** START OF RECORDS SUPPLIED **
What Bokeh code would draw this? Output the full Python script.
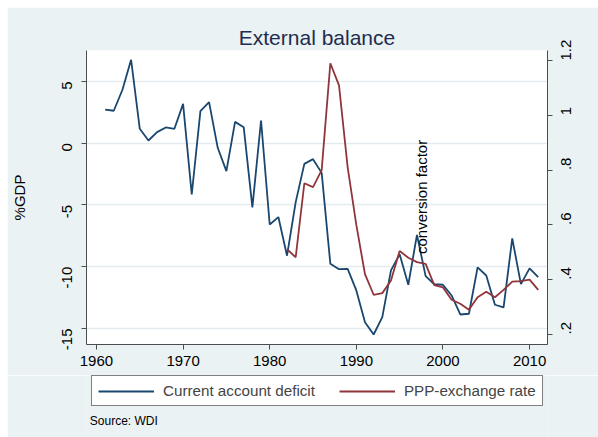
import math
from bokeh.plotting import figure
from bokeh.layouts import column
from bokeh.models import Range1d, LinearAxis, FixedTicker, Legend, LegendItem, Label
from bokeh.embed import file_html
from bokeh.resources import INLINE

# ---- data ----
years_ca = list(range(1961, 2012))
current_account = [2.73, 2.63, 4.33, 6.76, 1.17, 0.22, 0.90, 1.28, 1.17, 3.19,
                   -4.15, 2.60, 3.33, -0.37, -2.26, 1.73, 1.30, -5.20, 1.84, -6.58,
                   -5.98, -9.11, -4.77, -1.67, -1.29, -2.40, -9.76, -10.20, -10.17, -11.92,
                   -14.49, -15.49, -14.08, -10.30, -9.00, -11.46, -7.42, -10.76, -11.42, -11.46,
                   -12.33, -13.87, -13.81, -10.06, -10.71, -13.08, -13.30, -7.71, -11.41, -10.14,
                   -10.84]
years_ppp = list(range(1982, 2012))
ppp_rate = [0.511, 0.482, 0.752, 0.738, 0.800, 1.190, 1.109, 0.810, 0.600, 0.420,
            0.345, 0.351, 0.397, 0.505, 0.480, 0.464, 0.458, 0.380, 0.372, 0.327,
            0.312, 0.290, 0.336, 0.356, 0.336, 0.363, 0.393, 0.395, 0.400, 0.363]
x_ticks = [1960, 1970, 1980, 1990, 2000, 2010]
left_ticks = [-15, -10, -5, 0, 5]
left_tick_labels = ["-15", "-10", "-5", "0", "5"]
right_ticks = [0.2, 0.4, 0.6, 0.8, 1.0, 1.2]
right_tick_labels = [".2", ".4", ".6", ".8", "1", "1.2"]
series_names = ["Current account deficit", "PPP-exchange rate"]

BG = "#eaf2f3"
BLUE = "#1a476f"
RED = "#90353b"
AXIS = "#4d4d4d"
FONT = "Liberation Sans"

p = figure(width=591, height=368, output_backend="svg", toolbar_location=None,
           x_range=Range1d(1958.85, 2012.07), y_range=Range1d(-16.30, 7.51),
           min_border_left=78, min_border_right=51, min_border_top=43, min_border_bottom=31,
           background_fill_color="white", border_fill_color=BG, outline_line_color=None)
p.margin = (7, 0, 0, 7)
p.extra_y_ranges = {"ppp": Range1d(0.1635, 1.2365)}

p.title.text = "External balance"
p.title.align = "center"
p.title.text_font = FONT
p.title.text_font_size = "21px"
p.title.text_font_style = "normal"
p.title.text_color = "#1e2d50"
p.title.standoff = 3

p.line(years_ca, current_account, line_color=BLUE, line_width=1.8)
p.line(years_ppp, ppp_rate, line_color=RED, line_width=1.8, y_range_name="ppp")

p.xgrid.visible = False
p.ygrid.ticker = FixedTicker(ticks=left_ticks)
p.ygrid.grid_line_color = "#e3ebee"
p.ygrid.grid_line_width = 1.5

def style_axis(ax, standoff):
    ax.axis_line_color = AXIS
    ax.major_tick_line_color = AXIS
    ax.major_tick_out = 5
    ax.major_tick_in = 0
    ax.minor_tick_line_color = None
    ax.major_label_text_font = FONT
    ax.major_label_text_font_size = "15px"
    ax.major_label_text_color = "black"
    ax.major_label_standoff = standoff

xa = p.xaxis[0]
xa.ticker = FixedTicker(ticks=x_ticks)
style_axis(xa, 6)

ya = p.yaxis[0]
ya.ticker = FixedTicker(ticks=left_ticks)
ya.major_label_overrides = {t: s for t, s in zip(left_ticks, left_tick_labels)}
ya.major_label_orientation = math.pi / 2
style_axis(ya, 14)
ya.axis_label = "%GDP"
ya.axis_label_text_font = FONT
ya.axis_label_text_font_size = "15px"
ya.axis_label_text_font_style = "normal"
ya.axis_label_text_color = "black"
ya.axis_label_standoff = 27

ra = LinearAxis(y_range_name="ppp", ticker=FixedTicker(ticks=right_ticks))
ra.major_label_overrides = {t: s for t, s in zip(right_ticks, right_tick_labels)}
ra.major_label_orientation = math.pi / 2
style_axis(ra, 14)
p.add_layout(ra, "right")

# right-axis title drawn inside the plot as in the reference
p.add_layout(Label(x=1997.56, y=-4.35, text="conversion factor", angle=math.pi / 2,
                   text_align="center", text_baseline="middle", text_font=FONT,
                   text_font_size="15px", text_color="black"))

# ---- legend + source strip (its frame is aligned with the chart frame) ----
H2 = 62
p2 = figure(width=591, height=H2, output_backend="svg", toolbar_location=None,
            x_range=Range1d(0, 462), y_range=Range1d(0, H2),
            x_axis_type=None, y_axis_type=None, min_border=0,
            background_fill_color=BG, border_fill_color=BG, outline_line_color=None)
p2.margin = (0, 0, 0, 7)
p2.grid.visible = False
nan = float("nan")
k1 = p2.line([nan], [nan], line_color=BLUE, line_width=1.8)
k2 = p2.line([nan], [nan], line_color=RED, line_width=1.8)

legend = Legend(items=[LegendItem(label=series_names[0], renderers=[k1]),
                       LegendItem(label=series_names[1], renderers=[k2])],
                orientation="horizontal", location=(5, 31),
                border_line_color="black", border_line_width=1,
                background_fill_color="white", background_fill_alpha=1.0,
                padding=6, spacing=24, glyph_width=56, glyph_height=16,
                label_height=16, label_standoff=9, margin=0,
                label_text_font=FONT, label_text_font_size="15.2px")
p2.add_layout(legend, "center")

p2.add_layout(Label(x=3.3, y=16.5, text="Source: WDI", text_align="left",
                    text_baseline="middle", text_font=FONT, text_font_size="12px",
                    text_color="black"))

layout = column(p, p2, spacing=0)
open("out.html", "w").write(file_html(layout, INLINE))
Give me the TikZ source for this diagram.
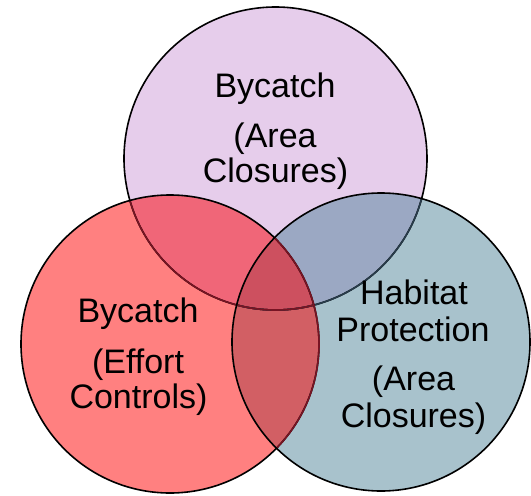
** END OF RECORDS SUPPLIED **
EXERCISE: Print exactly the first line of the entries and every line after it through the one that contains "from bokeh.resources import INLINE", leaving the pictures out.

CORRECT RESULT:
What Bokeh code would draw this? Output the full Python script.
import math
from bokeh.plotting import figure
from bokeh.layouts import column
from bokeh.models import Range1d, LinearAxis, FixedTicker, Legend, LegendItem, Label
from bokeh.embed import file_html
from bokeh.resources import INLINE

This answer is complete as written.